“I celebrated my son’s fifth birthday with magicians, face painters, the works. I give him all the things I never had growing up. But he is no happier than I was, growing up. Rohan is always looking for the next new toy. What worries me is the thought that I am foisting a skewed set of values. Am I buying him things because I cannot spend time with him?”
“Does consumerism reduce character? As a parent, is it your duty to build your child’s character? What is the role of a parent?”
As with almost everything with respect to parenting, there are no formulas, else the world would be full of perfect children. One school of thought takes the “less is more” approach.
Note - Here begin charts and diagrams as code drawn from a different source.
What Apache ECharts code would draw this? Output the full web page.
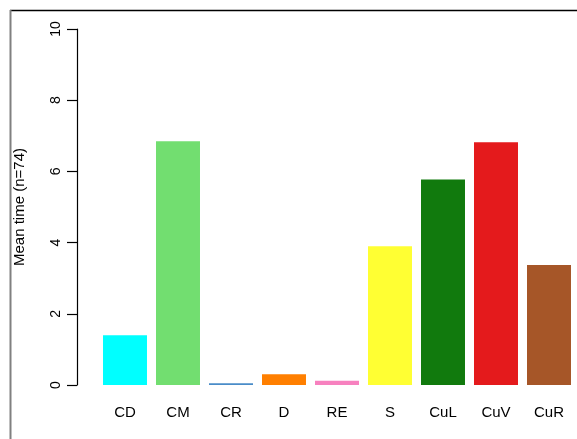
<!DOCTYPE html>
<html>
<head>
<meta charset="utf-8">
<script src="https://cdn.jsdelivr.net/npm/echarts@6/dist/echarts.min.js"></script>
<style>
  html, body { margin: 0; padding: 0; background: #ffffff; }
  #chart { width: 577px; height: 439px; }
</style>
</head>
<body>
<div id="chart"></div>
<script>
// Behaviour categories and their mean times
const categories = ['CD', 'CM', 'CR', 'D', 'RE', 'S', 'CuL', 'CuV', 'CuR'];
const meanTimes = [1.40, 6.85, 0.05, 0.30, 0.12, 3.90, 5.77, 6.82, 3.37];
const barColors = ['#00FFFF', '#72DE70', '#4A8CC8', '#FF7F00', '#F781BF', '#FFFF33', '#117A0D', '#E41A1C', '#A65628'];
const yTicks = [0, 2, 4, 6, 8, 10];

const chart = echarts.init(document.getElementById('chart'), null, { renderer: 'canvas' });

const font = '"Liberation Sans", Arial, sans-serif';

chart.setOption({
  animation: false,
  backgroundColor: '#ffffff',
  grid: { left: 98.5, right: 1.5, top: 29, bottom: 54, containLabel: false },
  xAxis: {
    type: 'category',
    data: categories,
    axisLine: { show: false },
    axisTick: { show: false },
    axisLabel: { color: '#000', fontFamily: font, fontSize: 15, margin: 20, interval: 0 }
  },
  yAxis: {
    type: 'value',
    min: yTicks[0],
    max: yTicks[yTicks.length - 1],
    interval: 2,
    offset: 21.5,
    name: 'Mean time (n=74)',
    nameLocation: 'middle',
    nameGap: 50,
    nameTextStyle: { color: '#000', fontFamily: font, fontSize: 15 },
    splitLine: { show: false },
    axisLine: { show: true, lineStyle: { color: '#000', width: 1.2 } },
    axisTick: { show: true, length: 10, lineStyle: { color: '#000', width: 1.2 } },
    axisLabel: { color: '#000', fontFamily: font, fontSize: 14, rotate: 90, margin: 14 }
  },
  series: [{
    type: 'bar',
    data: meanTimes.map((v, i) => ({ value: v, itemStyle: { color: barColors[i] } })),
    barCategoryGap: '17%'
  }],
  graphic: [
    { type: 'line', shape: { x1: 10, y1: 10.5, x2: 577, y2: 10.5 }, style: { stroke: '#000', lineWidth: 1.5 } },
    { type: 'line', shape: { x1: 10.5, y1: 10, x2: 10.5, y2: 439 }, style: { stroke: '#808080', lineWidth: 2 } }
  ]
});
</script>
</body>
</html>
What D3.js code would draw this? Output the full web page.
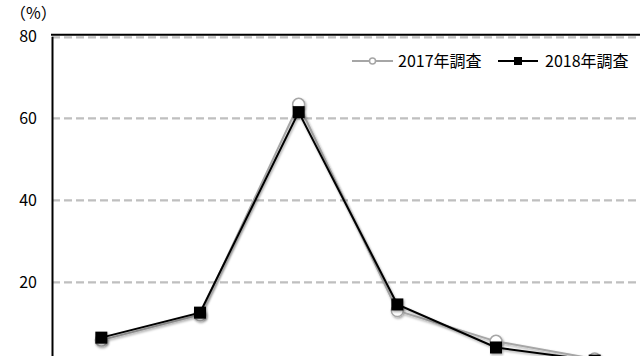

In lectures and articles, steel baron Andrew Carnegie asserts that successful people have the “advantage of being cradled, nursed and reared in the stimulating school of poverty”. Carnegie goes further. He says there is “nothing so enervating, nothing so deadly” to great achievement than hereditary wealth. More recently, on his trip to India, Warren Buffett said, “Personally, I would much prefer not to be born rich.”
Most parents of this generation intuit that. We want to indulge our children but not spoil them. We want to give them the opportunities that were denied to us but don’t want them to feel entitled. We resist putting them on what happiness scholars call “the hedonistic treadmill” where they want more and more instead of being contented, even happy, with what they have. Simply put, we don’t want them to feel deprived but we don’t want them to feel rich either.
Carnegie believed that character springs out of hardship. Troubles test our mettle and conquering hurdles builds character. The trick is identifying what characteristics you want your children to imbibe. Most of us cherish this nebulous construct called “middle-class values”, but would be hard-pressed to define it. Some of it has to do with hunger, ambition and hard work; but most of it has to do with grace in the face of adversity, a porous sense of personal space, unconscious acts of generosity and never giving up.
Growing up privileged doesn’t automatically mean that you will become, as Carnegie fears, a wastrel. Witness Bill Gates or Anand Mahindra. Can children learn character in a comfortable setting, untested as they are in Carnegie’s school of poverty? Even if you buy into Carnegie’s theory, translating that into action is difficult. Does gifting your daughter an iPhone prevent her from learning the virtues of thrift? Where is the line between indulging our children and giving them a false sense of entitlement?